Holding: The Court held that the Secretary of Agriculture’s 1939 rate findings were a proper basis for distributing the impounded funds, reversed the district court, and barred probing the Secretary’s mental processes by deposition.

Real World Impact:
  • Allows impounded funds to be distributed under the Secretary’s rate findings.
  • Limits courts from deposing or probing an agency head’s mental process.
  • Affirms agency authority to make complex retrospective rate judgments.
Topics: regulatory rates, administrative decision-making, government agency authority, court review of agencies

Summary

Background

Market agencies at the Kansas City stockyards challenged a 1933 Secretary of Agriculture order that set maximum service rates. The district court impounded money collected above those rates while the parties litigated for years. After several appeals and remands, the Secretary in 1939 issued new findings about what rates were reasonable during the impounding period, and the district court then ordered distribution of the fund; that order was appealed to this Court.

Reasoning

The central question was whether the Secretary’s 1939 findings could properly control distribution of the impounded funds and whether the Secretary was disqualified or could be probed about his thought process. The Court held that Congress placed responsibility for fixing such rates with the Secretary, that he considered evidence from after 1933, and that his judgment was a proper basis for the district court’s action.
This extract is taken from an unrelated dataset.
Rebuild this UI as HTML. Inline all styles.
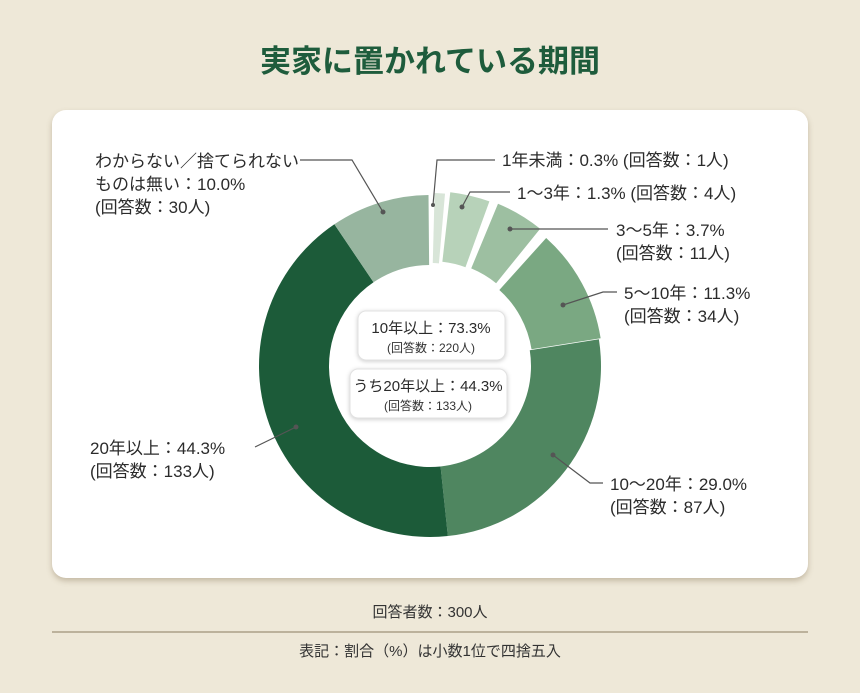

The Court also ruled that subjecting the Secretary to examination about his mental process was improper and destructive of administrative independence.

Real world impact

The decision lets the Secretary’s rate findings guide how the impounded money is distributed, and it protects high-level agency decisionmakers from being cross-examined about their internal deliberations. The ruling affects the parties directly (market agencies, their customers, and the Government) and more broadly reinforces limits on how courts may review agency heads’ thought processes.

Dissents or concurrances

Justice Roberts dissented, arguing the Secretary failed adequately to use actual post-1933 experience and that the matter should have been further investigated before distribution.